◆ **Description of the task**: Set down the full listing exactly as given. Any pictures are to be left out.
|---|
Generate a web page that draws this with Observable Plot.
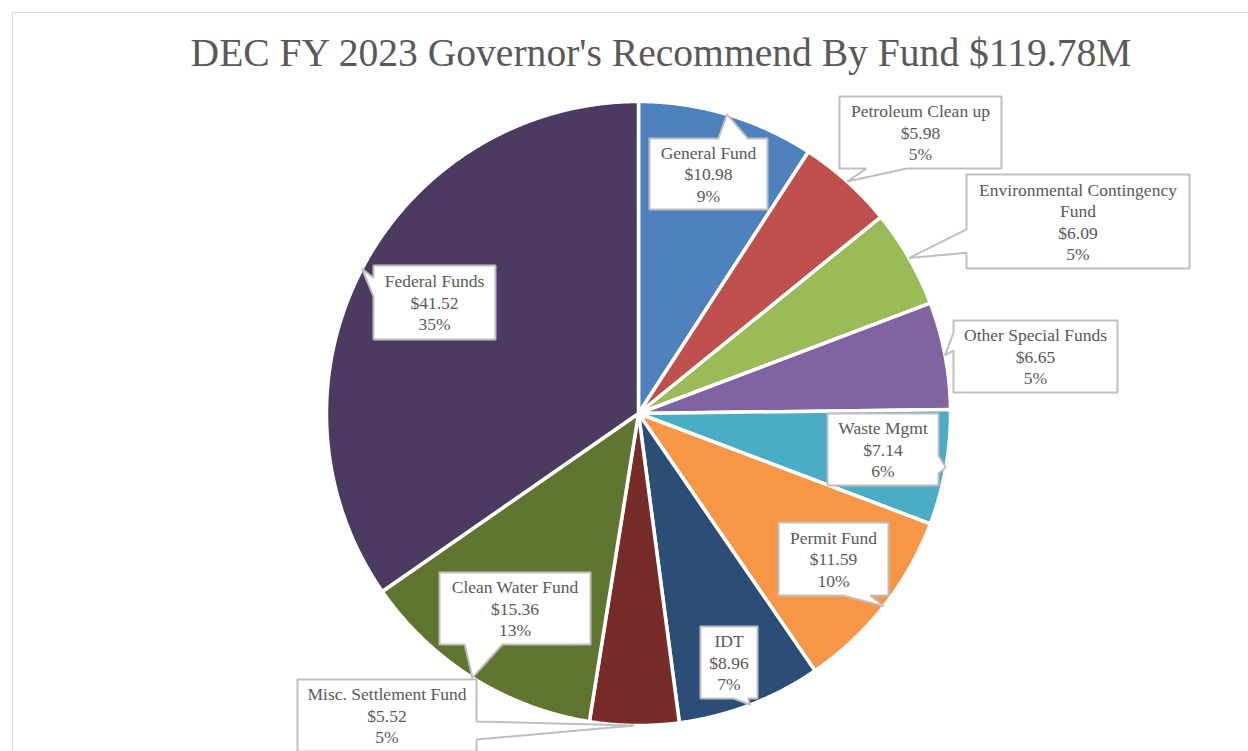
<!DOCTYPE html>
<html><head><meta charset="utf-8">
<script src="https://cdn.jsdelivr.net/npm/d3@7"></script>
<script src="https://cdn.jsdelivr.net/npm/@observablehq/plot@0.6"></script>
<style>
html,body{margin:0;padding:0;background:#fff;overflow:hidden;}
#wrap{position:relative;width:1248px;height:751px;overflow:hidden;}
#frame{position:absolute;left:12px;top:12px;width:1400px;height:900px;border:1px solid #d9d9d9;}
#title{position:absolute;left:161px;width:1000px;top:34px;text-align:center;font-family:"Liberation Serif",serif;font-size:39.6px;line-height:1;color:#595959;white-space:nowrap;}
#chart{position:absolute;left:0;top:0;}
</style></head><body>
<div id="wrap"><div id="frame"></div><div id="chart"></div><div id="title">DEC FY 2023 Governor's Recommend By Fund $119.78M</div></div>
<script>
// ---- data ----
const funds = ["General Fund","Petroleum Clean up","Environmental Contingency Fund","Other Special Funds","Waste Mgmt","Permit Fund","IDT","Misc. Settlement Fund","Clean Water Fund","Federal Funds"];
const labelNames = ["General Fund","Petroleum Clean up","Environmental Contingency\nFund","Other Special Funds","Waste Mgmt","Permit Fund","IDT","Misc. Settlement Fund","Clean Water Fund","Federal Funds"];
const amounts = [10.98,5.98,6.09,6.65,7.14,11.59,8.96,5.52,15.36,41.52];
const percentLabels = ["9%","5%","5%","5%","6%","10%","7%","5%","13%","35%"];
const colors = ["#4F81BD","#C0504D","#9BBB59","#8064A2","#4BACC6","#F79646","#2C4D75","#772C2A","#5F7530","#4D3A60"];

// ---- layout ----
const W = 1248, H = 751, CX = 638, CY = 413, R = 312;
const boxes = [ // left, top, width, height of each callout box
  [649,138,118,71],[839,96,162,72],[966,174,223,94],[953,320,164,72],[827,413,111,72],
  [778,522,110,73],[700,626,57,72],[297,679,179,72],[439,572,151,72],[373,265,122,74]
];

const rows = funds.map((f,i)=>({name:f, value:amounts[i]}));
const arcs = d3.pie().sort(null).value(d=>d.value)(rows);
const pt = (a,r)=>[CX + r*Math.sin(a), CY - r*Math.cos(a)];

const slicePts = [];
arcs.forEach(a=>{
  const n = Math.max(2, Math.ceil((a.endAngle-a.startAngle)/(Math.PI/720)));
  slicePts.push({name:a.data.name, x:CX, y:CY});
  for(let i=0;i<=n;i++){
    const [x,y] = pt(a.startAngle + (a.endAngle-a.startAngle)*i/n, R);
    slicePts.push({name:a.data.name, x, y});
  }
  slicePts.push({name:a.data.name, x:CX, y:CY});
});

function callout(name, [l,t,w,h], [tx,ty]){
  const cx=l+w/2, cy=t+h/2, dx=tx-cx, dy=ty-cy;
  const P=[];
  const add=(x,y)=>P.push({name,x,y});
  if (Math.abs(dx)/w > Math.abs(dy)/h){
    const b = dy>0 ? [t+h*7/12, t+h*10/12] : [t+h*2/12, t+h*5/12];
    add(l,t); add(l+w,t);
    if (dx>0){ add(l+w,b[0]); add(tx,ty); add(l+w,b[1]); }
    add(l+w,t+h); add(l,t+h);
    if (dx<=0){ add(l,b[1]); add(tx,ty); add(l,b[0]); }
    add(l,t);
  } else {
    const b = dx>0 ? [l+w*7/12, l+w*10/12] : [l+w*2/12, l+w*5/12];
    add(l,t);
    if (dy<0){ add(b[0],t); add(tx,ty); add(b[1],t); }
    add(l+w,t); add(l+w,t+h);
    if (dy>=0){ add(b[1],t+h); add(tx,ty); add(b[0],t+h); }
    add(l,t+h); add(l,t);
  }
  return P;
}

const calloutPts = [];
const labelRows = [];
arcs.forEach((a,i)=>{
  const tip = pt((a.startAngle+a.endAngle)/2, R);
  calloutPts.push(...callout(a.data.name, boxes[i], tip));
  const [l,t,w,h] = boxes[i];
  labelRows.push({x:l+w/2, y:t+h/2-0.5, text:`${labelNames[i]}\n$${amounts[i].toFixed(2)}\n${percentLabels[i]}`});
});

const chart = Plot.plot({
  width: W, height: H, margin: 0,
  x: {domain:[0,W], range:[0,W], axis:null},
  y: {domain:[0,H], range:[0,H], axis:null},
  color: {domain: funds, range: colors},
  style: {background:"transparent", overflow:"hidden"},
  marks: [
    Plot.line(slicePts, {x:"x", y:"y", z:"name", fill:"name", stroke:"white", strokeWidth:3.5, strokeLinejoin:"round"}),
    Plot.line(calloutPts, {x:"x", y:"y", z:"name", fill:"white", stroke:"#bfbfbf", strokeWidth:2, strokeLinejoin:"miter"}),
    Plot.text(labelRows, {x:"x", y:"y", text:"text", fontSize:17.5, lineHeight:1.23, fill:"#595959", fontFamily:"Liberation Serif"})
  ]
});
document.getElementById("chart").appendChild(chart);
</script>
</body></html>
|---|
◆ **The answer**:
Generate a web page that draws this with Observable Plot.
<!DOCTYPE html>
<html><head><meta charset="utf-8">
<script src="https://cdn.jsdelivr.net/npm/d3@7"></script>
<script src="https://cdn.jsdelivr.net/npm/@observablehq/plot@0.6"></script>
<style>
html,body{margin:0;padding:0;background:#fff;overflow:hidden;}
#wrap{position:relative;width:1248px;height:751px;overflow:hidden;}
#frame{position:absolute;left:12px;top:12px;width:1400px;height:900px;border:1px solid #d9d9d9;}
#title{position:absolute;left:161px;width:1000px;top:34px;text-align:center;font-family:"Liberation Serif",serif;font-size:39.6px;line-height:1;color:#595959;white-space:nowrap;}
#chart{position:absolute;left:0;top:0;}
</style></head><body>
<div id="wrap"><div id="frame"></div><div id="chart"></div><div id="title">DEC FY 2023 Governor's Recommend By Fund $119.78M</div></div>
<script>
// ---- data ----
const funds = ["General Fund","Petroleum Clean up","Environmental Contingency Fund","Other Special Funds","Waste Mgmt","Permit Fund","IDT","Misc. Settlement Fund","Clean Water Fund","Federal Funds"];
const labelNames = ["General Fund","Petroleum Clean up","Environmental Contingency\nFund","Other Special Funds","Waste Mgmt","Permit Fund","IDT","Misc. Settlement Fund","Clean Water Fund","Federal Funds"];
const amounts = [10.98,5.98,6.09,6.65,7.14,11.59,8.96,5.52,15.36,41.52];
const percentLabels = ["9%","5%","5%","5%","6%","10%","7%","5%","13%","35%"];
const colors = ["#4F81BD","#C0504D","#9BBB59","#8064A2","#4BACC6","#F79646","#2C4D75","#772C2A","#5F7530","#4D3A60"];

// ---- layout ----
const W = 1248, H = 751, CX = 638, CY = 413, R = 312;
const boxes = [ // left, top, width, height of each callout box
  [649,138,118,71],[839,96,162,72],[966,174,223,94],[953,320,164,72],[827,413,111,72],
  [778,522,110,73],[700,626,57,72],[297,679,179,72],[439,572,151,72],[373,265,122,74]
];

const rows = funds.map((f,i)=>({name:f, value:amounts[i]}));
const arcs = d3.pie().sort(null).value(d=>d.value)(rows);
const pt = (a,r)=>[CX + r*Math.sin(a), CY - r*Math.cos(a)];

const slicePts = [];
arcs.forEach(a=>{
  const n = Math.max(2, Math.ceil((a.endAngle-a.startAngle)/(Math.PI/720)));
  slicePts.push({name:a.data.name, x:CX, y:CY});
  for(let i=0;i<=n;i++){
    const [x,y] = pt(a.startAngle + (a.endAngle-a.startAngle)*i/n, R);
    slicePts.push({name:a.data.name, x, y});
  }
  slicePts.push({name:a.data.name, x:CX, y:CY});
});

function callout(name, [l,t,w,h], [tx,ty]){
  const cx=l+w/2, cy=t+h/2, dx=tx-cx, dy=ty-cy;
  const P=[];
  const add=(x,y)=>P.push({name,x,y});
  if (Math.abs(dx)/w > Math.abs(dy)/h){
    const b = dy>0 ? [t+h*7/12, t+h*10/12] : [t+h*2/12, t+h*5/12];
    add(l,t); add(l+w,t);
    if (dx>0){ add(l+w,b[0]); add(tx,ty); add(l+w,b[1]); }
    add(l+w,t+h); add(l,t+h);
    if (dx<=0){ add(l,b[1]); add(tx,ty); add(l,b[0]); }
    add(l,t);
  } else {
    const b = dx>0 ? [l+w*7/12, l+w*10/12] : [l+w*2/12, l+w*5/12];
    add(l,t);
    if (dy<0){ add(b[0],t); add(tx,ty); add(b[1],t); }
    add(l+w,t); add(l+w,t+h);
    if (dy>=0){ add(b[1],t+h); add(tx,ty); add(b[0],t+h); }
    add(l,t+h); add(l,t);
  }
  return P;
}

const calloutPts = [];
const labelRows = [];
arcs.forEach((a,i)=>{
  const tip = pt((a.startAngle+a.endAngle)/2, R);
  calloutPts.push(...callout(a.data.name, boxes[i], tip));
  const [l,t,w,h] = boxes[i];
  labelRows.push({x:l+w/2, y:t+h/2-0.5, text:`${labelNames[i]}\n$${amounts[i].toFixed(2)}\n${percentLabels[i]}`});
});

const chart = Plot.plot({
  width: W, height: H, margin: 0,
  x: {domain:[0,W], range:[0,W], axis:null},
  y: {domain:[0,H], range:[0,H], axis:null},
  color: {domain: funds, range: colors},
  style: {background:"transparent", overflow:"hidden"},
  marks: [
    Plot.line(slicePts, {x:"x", y:"y", z:"name", fill:"name", stroke:"white", strokeWidth:3.5, strokeLinejoin:"round"}),
    Plot.line(calloutPts, {x:"x", y:"y", z:"name", fill:"white", stroke:"#bfbfbf", strokeWidth:2, strokeLinejoin:"miter"}),
    Plot.text(labelRows, {x:"x", y:"y", text:"text", fontSize:17.5, lineHeight:1.23, fill:"#595959", fontFamily:"Liberation Serif"})
  ]
});
document.getElementById("chart").appendChild(chart);
</script>
</body></html>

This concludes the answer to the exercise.